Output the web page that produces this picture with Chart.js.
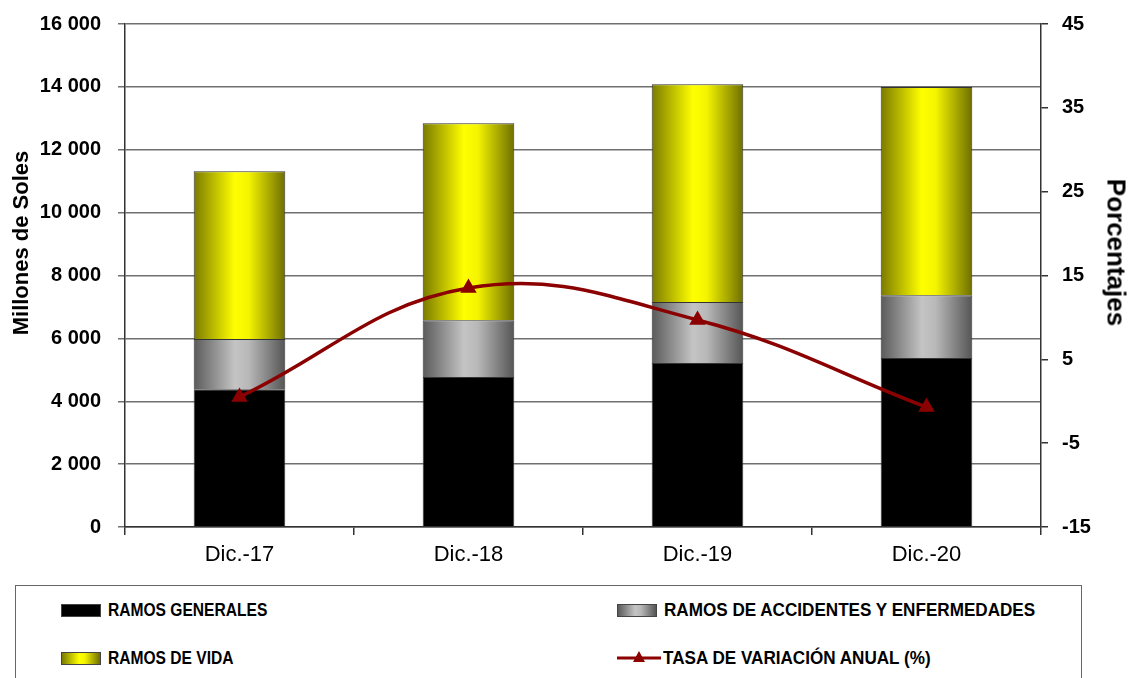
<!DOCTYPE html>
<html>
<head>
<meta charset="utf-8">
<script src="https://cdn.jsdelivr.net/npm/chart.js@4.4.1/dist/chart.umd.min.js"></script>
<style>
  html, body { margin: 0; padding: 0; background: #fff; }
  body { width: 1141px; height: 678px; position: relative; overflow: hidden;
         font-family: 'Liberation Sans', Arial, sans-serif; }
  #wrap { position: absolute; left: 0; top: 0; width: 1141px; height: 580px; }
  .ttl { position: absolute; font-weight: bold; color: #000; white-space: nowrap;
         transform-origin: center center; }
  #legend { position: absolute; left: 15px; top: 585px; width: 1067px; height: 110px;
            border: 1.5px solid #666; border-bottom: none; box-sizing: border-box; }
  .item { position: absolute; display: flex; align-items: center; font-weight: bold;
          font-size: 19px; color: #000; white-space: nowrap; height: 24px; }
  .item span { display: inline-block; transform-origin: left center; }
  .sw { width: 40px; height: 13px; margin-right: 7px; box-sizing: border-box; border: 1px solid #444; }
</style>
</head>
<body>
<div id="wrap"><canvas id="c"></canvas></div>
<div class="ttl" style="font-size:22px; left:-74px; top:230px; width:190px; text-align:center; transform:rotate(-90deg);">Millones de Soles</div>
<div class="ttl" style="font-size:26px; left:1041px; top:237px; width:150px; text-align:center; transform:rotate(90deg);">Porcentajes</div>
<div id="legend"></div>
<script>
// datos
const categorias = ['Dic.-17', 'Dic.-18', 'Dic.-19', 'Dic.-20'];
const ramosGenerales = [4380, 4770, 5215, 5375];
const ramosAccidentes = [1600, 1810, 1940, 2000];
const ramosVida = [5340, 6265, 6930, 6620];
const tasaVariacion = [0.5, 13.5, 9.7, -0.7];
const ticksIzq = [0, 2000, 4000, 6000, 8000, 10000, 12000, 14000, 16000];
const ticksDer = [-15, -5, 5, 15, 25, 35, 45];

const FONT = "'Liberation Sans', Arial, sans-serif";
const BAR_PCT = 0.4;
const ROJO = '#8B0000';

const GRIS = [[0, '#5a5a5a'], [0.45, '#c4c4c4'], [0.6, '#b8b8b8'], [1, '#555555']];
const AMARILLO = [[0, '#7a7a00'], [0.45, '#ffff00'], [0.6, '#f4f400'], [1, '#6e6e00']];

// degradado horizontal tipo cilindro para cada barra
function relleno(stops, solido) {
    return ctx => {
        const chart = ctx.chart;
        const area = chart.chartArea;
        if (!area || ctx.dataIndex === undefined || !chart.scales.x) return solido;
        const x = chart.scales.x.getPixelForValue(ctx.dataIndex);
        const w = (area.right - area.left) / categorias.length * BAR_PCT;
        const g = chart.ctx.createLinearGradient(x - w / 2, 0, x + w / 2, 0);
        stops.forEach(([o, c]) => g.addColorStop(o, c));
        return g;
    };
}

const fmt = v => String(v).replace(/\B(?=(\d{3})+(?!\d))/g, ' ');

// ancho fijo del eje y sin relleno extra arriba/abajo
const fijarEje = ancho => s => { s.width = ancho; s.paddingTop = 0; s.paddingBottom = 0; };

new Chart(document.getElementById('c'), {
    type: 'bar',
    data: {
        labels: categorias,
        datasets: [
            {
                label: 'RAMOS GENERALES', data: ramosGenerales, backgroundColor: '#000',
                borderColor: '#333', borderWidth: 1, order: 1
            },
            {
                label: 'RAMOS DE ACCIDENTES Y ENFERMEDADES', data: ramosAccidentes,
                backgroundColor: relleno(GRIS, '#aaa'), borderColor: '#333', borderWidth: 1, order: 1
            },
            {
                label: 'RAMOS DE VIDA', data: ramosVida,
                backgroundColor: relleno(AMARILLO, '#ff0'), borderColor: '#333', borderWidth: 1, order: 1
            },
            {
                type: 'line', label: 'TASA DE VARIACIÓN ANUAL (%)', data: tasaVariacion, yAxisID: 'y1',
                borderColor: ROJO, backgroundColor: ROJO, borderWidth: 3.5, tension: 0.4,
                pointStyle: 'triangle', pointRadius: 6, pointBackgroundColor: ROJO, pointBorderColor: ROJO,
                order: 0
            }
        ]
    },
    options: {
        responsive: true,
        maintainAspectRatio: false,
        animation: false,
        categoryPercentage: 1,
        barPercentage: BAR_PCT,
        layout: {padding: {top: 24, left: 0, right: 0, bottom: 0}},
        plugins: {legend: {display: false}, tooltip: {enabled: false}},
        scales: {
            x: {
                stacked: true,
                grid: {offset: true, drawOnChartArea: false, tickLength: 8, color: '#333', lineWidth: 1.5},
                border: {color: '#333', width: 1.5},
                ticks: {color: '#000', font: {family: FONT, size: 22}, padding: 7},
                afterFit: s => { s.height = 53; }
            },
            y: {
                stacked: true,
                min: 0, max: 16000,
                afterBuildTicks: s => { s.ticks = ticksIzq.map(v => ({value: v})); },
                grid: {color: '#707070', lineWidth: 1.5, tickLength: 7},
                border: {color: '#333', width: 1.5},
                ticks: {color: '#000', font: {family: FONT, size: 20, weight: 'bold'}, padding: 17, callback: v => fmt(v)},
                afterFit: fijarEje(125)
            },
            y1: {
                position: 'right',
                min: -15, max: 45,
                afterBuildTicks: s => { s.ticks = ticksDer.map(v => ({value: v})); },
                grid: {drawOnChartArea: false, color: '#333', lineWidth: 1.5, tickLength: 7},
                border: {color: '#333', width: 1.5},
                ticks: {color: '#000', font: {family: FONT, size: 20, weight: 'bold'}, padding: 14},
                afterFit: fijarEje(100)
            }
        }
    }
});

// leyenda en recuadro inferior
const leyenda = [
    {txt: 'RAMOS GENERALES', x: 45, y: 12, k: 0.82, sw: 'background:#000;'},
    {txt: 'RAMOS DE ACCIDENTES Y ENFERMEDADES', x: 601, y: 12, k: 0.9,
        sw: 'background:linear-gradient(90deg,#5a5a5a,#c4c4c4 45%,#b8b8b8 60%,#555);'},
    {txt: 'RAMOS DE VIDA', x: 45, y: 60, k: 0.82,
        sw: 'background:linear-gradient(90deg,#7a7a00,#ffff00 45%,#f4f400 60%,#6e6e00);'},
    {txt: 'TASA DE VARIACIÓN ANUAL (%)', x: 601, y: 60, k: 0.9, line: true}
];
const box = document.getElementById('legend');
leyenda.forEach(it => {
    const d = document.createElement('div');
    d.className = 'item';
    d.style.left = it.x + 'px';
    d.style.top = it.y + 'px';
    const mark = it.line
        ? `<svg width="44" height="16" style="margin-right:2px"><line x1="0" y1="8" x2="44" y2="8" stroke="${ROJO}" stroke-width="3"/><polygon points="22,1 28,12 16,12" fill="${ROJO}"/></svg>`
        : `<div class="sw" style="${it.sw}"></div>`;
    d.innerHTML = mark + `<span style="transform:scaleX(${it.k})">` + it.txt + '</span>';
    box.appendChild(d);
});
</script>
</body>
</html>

▶ Set exercise: Please transcribe the material above exactly as written. Leave the pictures out.

▶ Task response:
Output the web page that produces this picture with Chart.js.
<!DOCTYPE html>
<html>
<head>
<meta charset="utf-8">
<script src="https://cdn.jsdelivr.net/npm/chart.js@4.4.1/dist/chart.umd.min.js"></script>
<style>
  html, body { margin: 0; padding: 0; background: #fff; }
  body { width: 1141px; height: 678px; position: relative; overflow: hidden;
         font-family: 'Liberation Sans', Arial, sans-serif; }
  #wrap { position: absolute; left: 0; top: 0; width: 1141px; height: 580px; }
  .ttl { position: absolute; font-weight: bold; color: #000; white-space: nowrap;
         transform-origin: center center; }
  #legend { position: absolute; left: 15px; top: 585px; width: 1067px; height: 110px;
            border: 1.5px solid #666; border-bottom: none; box-sizing: border-box; }
  .item { position: absolute; display: flex; align-items: center; font-weight: bold;
          font-size: 19px; color: #000; white-space: nowrap; height: 24px; }
  .item span { display: inline-block; transform-origin: left center; }
  .sw { width: 40px; height: 13px; margin-right: 7px; box-sizing: border-box; border: 1px solid #444; }
</style>
</head>
<body>
<div id="wrap"><canvas id="c"></canvas></div>
<div class="ttl" style="font-size:22px; left:-74px; top:230px; width:190px; text-align:center; transform:rotate(-90deg);">Millones de Soles</div>
<div class="ttl" style="font-size:26px; left:1041px; top:237px; width:150px; text-align:center; transform:rotate(90deg);">Porcentajes</div>
<div id="legend"></div>
<script>
// datos
const categorias = ['Dic.-17', 'Dic.-18', 'Dic.-19', 'Dic.-20'];
const ramosGenerales = [4380, 4770, 5215, 5375];
const ramosAccidentes = [1600, 1810, 1940, 2000];
const ramosVida = [5340, 6265, 6930, 6620];
const tasaVariacion = [0.5, 13.5, 9.7, -0.7];
const ticksIzq = [0, 2000, 4000, 6000, 8000, 10000, 12000, 14000, 16000];
const ticksDer = [-15, -5, 5, 15, 25, 35, 45];

const FONT = "'Liberation Sans', Arial, sans-serif";
const BAR_PCT = 0.4;
const ROJO = '#8B0000';

const GRIS = [[0, '#5a5a5a'], [0.45, '#c4c4c4'], [0.6, '#b8b8b8'], [1, '#555555']];
const AMARILLO = [[0, '#7a7a00'], [0.45, '#ffff00'], [0.6, '#f4f400'], [1, '#6e6e00']];

// degradado horizontal tipo cilindro para cada barra
function relleno(stops, solido) {
    return ctx => {
        const chart = ctx.chart;
        const area = chart.chartArea;
        if (!area || ctx.dataIndex === undefined || !chart.scales.x) return solido;
        const x = chart.scales.x.getPixelForValue(ctx.dataIndex);
        const w = (area.right - area.left) / categorias.length * BAR_PCT;
        const g = chart.ctx.createLinearGradient(x - w / 2, 0, x + w / 2, 0);
        stops.forEach(([o, c]) => g.addColorStop(o, c));
        return g;
    };
}

const fmt = v => String(v).replace(/\B(?=(\d{3})+(?!\d))/g, ' ');

// ancho fijo del eje y sin relleno extra arriba/abajo
const fijarEje = ancho => s => { s.width = ancho; s.paddingTop = 0; s.paddingBottom = 0; };

new Chart(document.getElementById('c'), {
    type: 'bar',
    data: {
        labels: categorias,
        datasets: [
            {
                label: 'RAMOS GENERALES', data: ramosGenerales, backgroundColor: '#000',
                borderColor: '#333', borderWidth: 1, order: 1
            },
            {
                label: 'RAMOS DE ACCIDENTES Y ENFERMEDADES', data: ramosAccidentes,
                backgroundColor: relleno(GRIS, '#aaa'), borderColor: '#333', borderWidth: 1, order: 1
            },
            {
                label: 'RAMOS DE VIDA', data: ramosVida,
                backgroundColor: relleno(AMARILLO, '#ff0'), borderColor: '#333', borderWidth: 1, order: 1
            },
            {
                type: 'line', label: 'TASA DE VARIACIÓN ANUAL (%)', data: tasaVariacion, yAxisID: 'y1',
                borderColor: ROJO, backgroundColor: ROJO, borderWidth: 3.5, tension: 0.4,
                pointStyle: 'triangle', pointRadius: 6, pointBackgroundColor: ROJO, pointBorderColor: ROJO,
                order: 0
            }
        ]
    },
    options: {
        responsive: true,
        maintainAspectRatio: false,
        animation: false,
        categoryPercentage: 1,
        barPercentage: BAR_PCT,
        layout: {padding: {top: 24, left: 0, right: 0, bottom: 0}},
        plugins: {legend: {display: false}, tooltip: {enabled: false}},
        scales: {
            x: {
                stacked: true,
                grid: {offset: true, drawOnChartArea: false, tickLength: 8, color: '#333', lineWidth: 1.5},
                border: {color: '#333', width: 1.5},
                ticks: {color: '#000', font: {family: FONT, size: 22}, padding: 7},
                afterFit: s => { s.height = 53; }
            },
            y: {
                stacked: true,
                min: 0, max: 16000,
                afterBuildTicks: s => { s.ticks = ticksIzq.map(v => ({value: v})); },
                grid: {color: '#707070', lineWidth: 1.5, tickLength: 7},
                border: {color: '#333', width: 1.5},
                ticks: {color: '#000', font: {family: FONT, size: 20, weight: 'bold'}, padding: 17, callback: v => fmt(v)},
                afterFit: fijarEje(125)
            },
            y1: {
                position: 'right',
                min: -15, max: 45,
                afterBuildTicks: s => { s.ticks = ticksDer.map(v => ({value: v})); },
                grid: {drawOnChartArea: false, color: '#333', lineWidth: 1.5, tickLength: 7},
                border: {color: '#333', width: 1.5},
                ticks: {color: '#000', font: {family: FONT, size: 20, weight: 'bold'}, padding: 14},
                afterFit: fijarEje(100)
            }
        }
    }
});

// leyenda en recuadro inferior
const leyenda = [
    {txt: 'RAMOS GENERALES', x: 45, y: 12, k: 0.82, sw: 'background:#000;'},
    {txt: 'RAMOS DE ACCIDENTES Y ENFERMEDADES', x: 601, y: 12, k: 0.9,
        sw: 'background:linear-gradient(90deg,#5a5a5a,#c4c4c4 45%,#b8b8b8 60%,#555);'},
    {txt: 'RAMOS DE VIDA', x: 45, y: 60, k: 0.82,
        sw: 'background:linear-gradient(90deg,#7a7a00,#ffff00 45%,#f4f400 60%,#6e6e00);'},
    {txt: 'TASA DE VARIACIÓN ANUAL (%)', x: 601, y: 60, k: 0.9, line: true}
];
const box = document.getElementById('legend');
leyenda.forEach(it => {
    const d = document.createElement('div');
    d.className = 'item';
    d.style.left = it.x + 'px';
    d.style.top = it.y + 'px';
    const mark = it.line
        ? `<svg width="44" height="16" style="margin-right:2px"><line x1="0" y1="8" x2="44" y2="8" stroke="${ROJO}" stroke-width="3"/><polygon points="22,1 28,12 16,12" fill="${ROJO}"/></svg>`
        : `<div class="sw" style="${it.sw}"></div>`;
    d.innerHTML = mark + `<span style="transform:scaleX(${it.k})">` + it.txt + '</span>';
    box.appendChild(d);
});
</script>
</body>
</html>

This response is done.